Monday, Jul. 27, 1942

Beaver in the Pot

Britain's ambitious, supercharged billikin, onetime War Production Minister, now Private Citizen Lord Beaverbrook, was back in the political stew last week and the stew began giving off strange smells. It was hardly the Beaver's fault: he had only been quietly filing his teeth when somebody tossed him into the pot.

As a man who knows a good popular issue when he sees it, the Beaver has championed a second front since soon after he left the Cabinet last February. His Daily Express is the 1942 second front's loudest journalistic advocate; Editor Michael Foot of his Evening Standard is its most eloquent. Since Prime Minister Churchill usually tries to respond to clear-cut public demands, and since Winston and the Beaver are old friends, what could be more natural than that they should chat about the possibility of the Beaver's re-entering the Cabinet?

Possibly Mr. Churchill and Lord Beaverbrook did have a little talk, but its importance was hardly as great as the furor the mere rumor aroused.

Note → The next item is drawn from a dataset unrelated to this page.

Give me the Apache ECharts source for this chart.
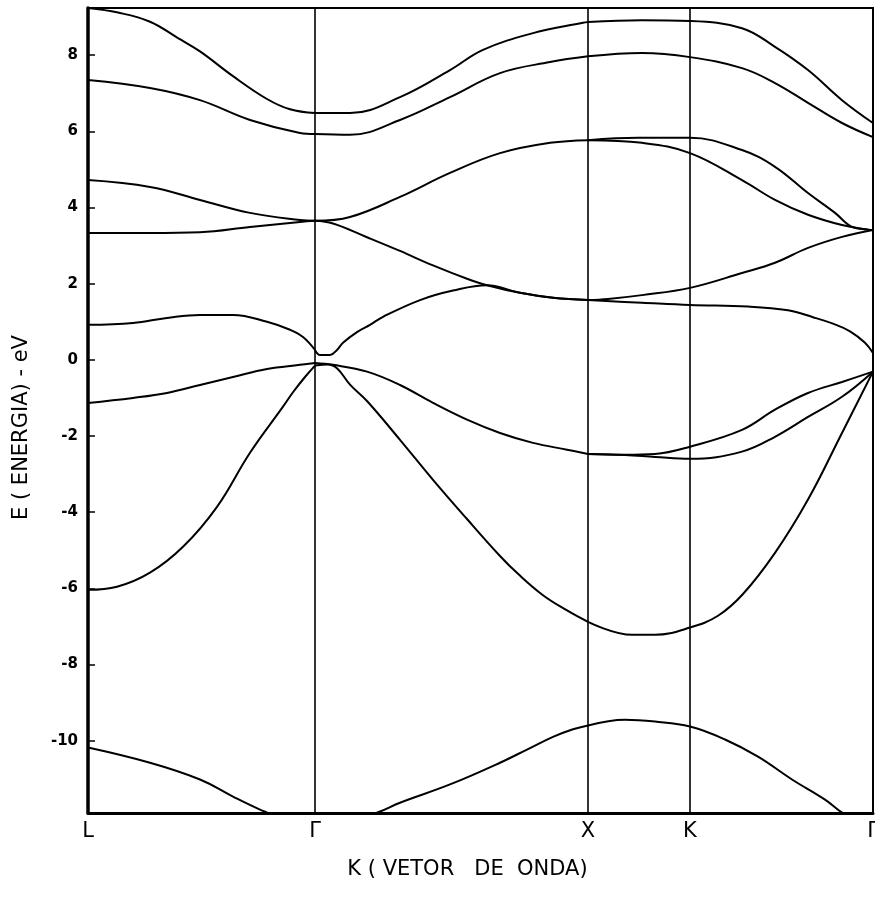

Newspaper stories reported that the Prime Minister might offer Lord Beaverbrook the post of Defense Minister; that, if he did, Foreign Secretary Anthony Eden and Minister Without Portfolio Sir Stafford Cripps might resign; that, if they did, so violent a Parliamentary rebellion might take place, that a general election might be necessary, in which event the situation might be similar to that of France before her fall.

Behind all this iffy clamor lay the simple fact that to Britain's two strongest political groups the Beaver smells to heaven. High Tories consider him a Canadian upstart who has betrayed the class to which he never quite belonged. Labor leaders dislike his gusty independence, his appeal to the extreme Left. Since there was little likelihood that either Anthony Eden or Sir Stafford Cripps would resign if the Beaver were appointed, it looked very much as though the Beaver's Parliamentary enemies were trying to scare the public with a witches' brew.